4.50pm Photographs from the Moulsecoomb part of the protest are now being uploaded - click here to view them.

5pm Journalist John Thompson took this footage of the protest in North Road:

5.05pm Some of the protest is still in the London Road area.

Rosie Clarke tweets: "#smashedo protest in Brighton must be going along London Road - or maybe even closer - can now hear a full on sound system!"

5.10pm The soundsystem, which is attached to the back of a bicycle, is now in North Road, and currently playing dub, contributing to a more peaceful atmosphere.

Police are still containing a hard core of about 50 protesters there.

Some people are trying to get around the blockade, but ending up walking around the block.

Police said they did not know how long they were going to keep the protesters there.

5.15pm As the protest dies down, Cennydd Bowles tweets: "Poked my head round at the #smashEDO riots outside our office. Cameras and police outnumbering protestors."

And as if to prove his point, journalist Ed Martin leaves his office at to tweet: "Favourite police-baiting taunts from #brighton #smashedo 'WHY ARE YOU SWEATING? IT'S NOT THE RIGHT WEATHER' and 'SISSIES! SISSIES!'"

5.20 The protesters are still being contained. Quite a lot of people are standing around outside Wagamama - some in school uniform - simply watching the police.

It's believed the rest of the march has dispersed.

Wendy McAngus tweeted: "Police horses just clip clopped their way down the Old Steine looking like they are on their way home."

5.50pm The police release the remaining protesters from the kettle in North Road.

One of them, who calls himself Jonnie Marbles, tweeted: "Just released from #smashedo kettle. If u don't know what a kettle is, imagine a prison where the walls are all made of t***s."

6.30pm Photographer Sam Stephenson has returned to the office - still carrying the dart which was thrown at him: The Argus: dart thrown at Sam Stephenson

7pm Sussex Police has released a statement about the protest.

Brighton and Hove City Commander, Chief Superintendent Graham Bartlett said: "Once again, during a demonstration organised by Smash EDO, we have seen intimidating behaviour and sporadic outbreaks of disorder within Wild Park, Home Farm Road and the city centre.

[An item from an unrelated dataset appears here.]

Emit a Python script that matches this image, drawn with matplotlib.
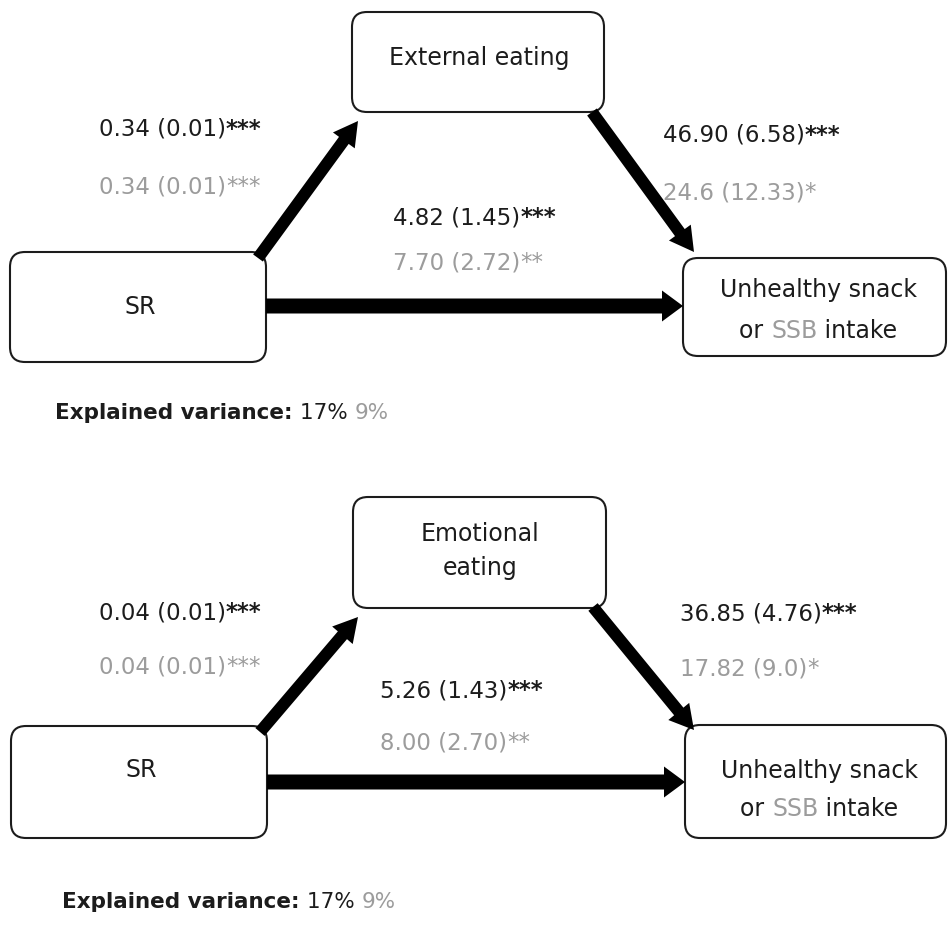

"Members of public including many visitors trying to go about their normal business have clearly been frightened by the behaviour of a small minority of protestors and many have faced disruption.

"As at 7.00pm, there were four arrests for public order offences. We will continue to investigate any other offences that have occurred and where possible bring those responsible to justice.

"We aimed to facilitate peaceful protest, safeguarding the public and minimising disruption, and made concerted efforts to engage with the organisers about their intentions today. Once again, for future events, I urge those who wish to hold demonstrations in the city to abide by the law and notify the police of their intentions in advance so that jointly we can plan a safe but visible event which respects their right to protest and others rights to go about their business free from intimidation and violence.

"The officers involved in policing today's demonstration are the same officers who work in our local communities providing the policing service expected of us.

"We would all rather see them helping to resolve local issues in their neighbourhoods. We are used to policing larger demonstrations than this with far fewer officers due to the organisers engaging with us and being part of the planning process."

7.30pm Smash EDO has also issued a press statement about the day's events and hailed the demonstration as a great success.

It said: "Over 300 people turned out to commemorate the anniversary of the aerial bombardment of Gaza with banners and symbolic coffins.

"A dynamic crowd broke free from police control and streamed through the woods to surround the factory from three sides.

"The factory, target of a long running campaign by the Smash EDO protest group, was surrounded in a symbolic re-enactment of the siege of Gaza."

Smash EDO spokeswoman Chloe Marsh said: "The fact that this weapons' components factory was forced to close for a day is a fitting memorial to the 1,417 murdered victims of the aerial bombardment of Gaza."